Jay Carney | Global head of policy and communications at Airbnb

Rooms cost $60 to $80 less per night than the typical one-bedroom whole rental, according to AirDNA.

The focus on that core shared-home product also came as Airbnb was battling New York in state court, which may ultimately help to keep more supply online after the city begins enforcing the new law.

New York homeowners and investors can no longer offer their entire home to a traveler while they’re out of town. They must share the space, or Airbnb Rooms, with guests, according to Local Law 18.

The company said the drop in listings will disproportionately affect the outer boroughs, which make up more than half of all Airbnb listings.

“Furthermore, nearly 80 percent of New York City’s census tracts are home to Airbnb listings but no hotels,” the company said.

The bottom line

It’s not clear how much business Airbnb stands to lose from the spigot being turned off in New York, where the typical Airbnb costs $251 per night, according to AirDNA. 

Wasiolek said Morningstar expected the loss to amount to “less than 1 percent of total revenue.”

Airbnb charges hosts a 3 percent commission but will suffer a bigger loss from the drop in guests traveling on the platform in the city. Guests pay a 14 percent service fee to the company when booking.
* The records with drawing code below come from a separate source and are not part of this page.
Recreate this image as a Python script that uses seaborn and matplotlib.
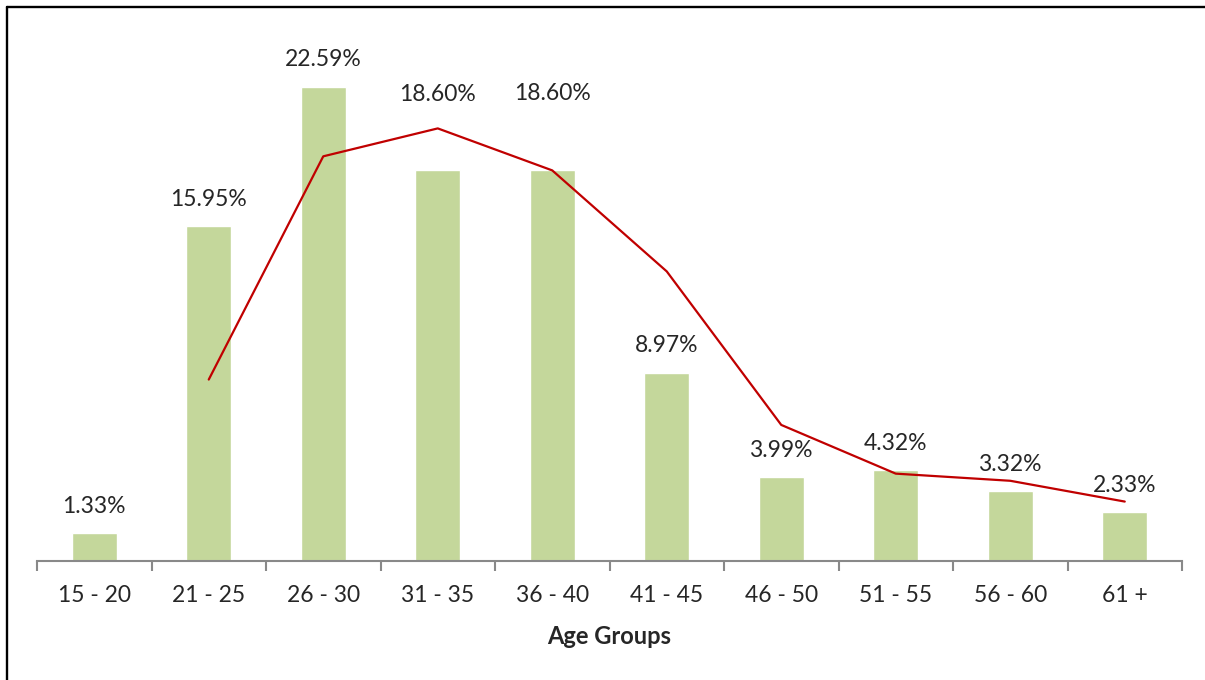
import seaborn as sns
import numpy as np
import matplotlib
matplotlib.use('Agg')
import matplotlib.pyplot as plt
from matplotlib.lines import Line2D

# data
age_groups = ['15 - 20', '21 - 25', '26 - 30', '31 - 35', '36 - 40',
              '41 - 45', '46 - 50', '51 - 55', '56 - 60', '61 +']
share = [1.33, 15.95, 22.59, 18.60, 18.60, 8.97, 3.99, 4.32, 3.32, 2.33]
# red trend line (2 period moving average)
trend = [8.64, 19.27, 20.60, 18.60, 13.79, 6.48, 4.16, 3.82, 2.83]

sns.set_style('white')
plt.rcParams['font.family'] = ['Lato', 'DejaVu Sans']

fig = plt.figure(figsize=(12.05, 6.8), dpi=100)
ax = fig.add_axes([37/1205, 119/680, 1145/1205, 523/680])

sns.barplot(x=np.arange(len(share)), y=share, color='#C4D79B', saturation=1,
            width=0.39, ax=ax, native_scale=True)
sns.lineplot(x=np.arange(1, len(share)), y=trend, color='#C00000', lw=1.6, ax=ax)

# labels above bars; the two 18.60% labels sit higher to clear the line
extra = {3: 49, 4: 50}
for i, v in enumerate(share):
    ax.annotate(f'{v:.2f}%', (i, v), xytext=(0, 27 + extra.get(i, 0)),
                textcoords='offset pixels', ha='center', va='center', fontsize=16.5)

ax.set_xlim(-0.5, len(share) - 0.5)
ax.set_ylim(0, 523/21)
ax.set_yticks([])
ax.set_xticks(np.arange(len(share)))
ax.set_xticklabels(age_groups, fontsize=16.5)
ax.set_xticks(np.arange(-0.5, len(share)), minor=True)
ax.tick_params(axis='x', which='major', bottom=True, length=0, pad=17)
ax.tick_params(axis='x', which='minor', bottom=True, length=7.5, width=1.5,
               color='#898989', direction='out')
ax.set_xlabel('Age Groups', fontsize=17, fontweight='bold', labelpad=14)
ax.set_ylabel(None)
sns.despine(ax=ax, left=True)
ax.spines['bottom'].set_color('#898989')
ax.spines['bottom'].set_linewidth(1.5)

# outer frame, only the left and top edges are visible
fig.add_artist(Line2D([7/1205, 7/1205], [0, 1 - 7/680], transform=fig.transFigure, color='black', lw=1.7))
fig.add_artist(Line2D([7/1205, 1], [1 - 7/680, 1 - 7/680], transform=fig.transFigure, color='black', lw=1.7))

fig.savefig('out.png', dpi=100)
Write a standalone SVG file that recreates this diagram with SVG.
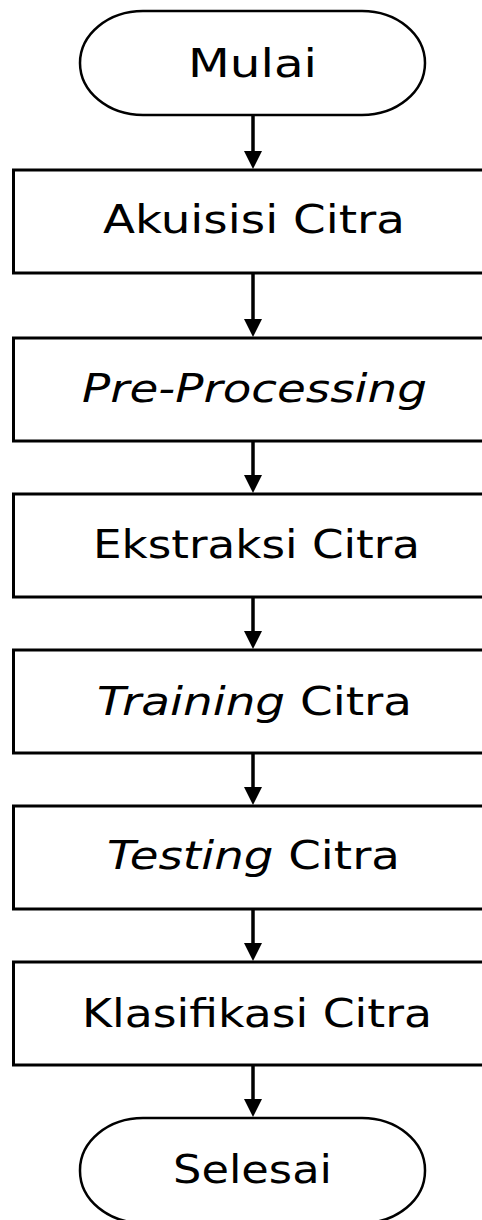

Between the two, Airbnb is looking at potentially hundreds of millions of dollars in lost revenue from the city.

Nick Scarci | Vacation Rental Management Association

Airbnb won’t share specific data about the anticipated impact the lost business will have on its bottom line, though it did say that no one city amounts to more than 1.5 percent of its overall bottom line.

Traders, too, have likely already factored the loss into Airbnb’s stock price, given New York City passed Local Law 18 in January 2022, Wasiolek said.

One risk for the company would be if other cities that are also grappling with housing shortages and affordability issues see what’s going to happen in New York and copy it.

“Bad short-term vacation rental policies can be contagious,” Scarci said. “LA could say, ‘Hey this registration process is working really well to restrict the number of short-term vacation rentals, we could do that here.’ We’ve seen this with other policies. I’d assume this one could follow.”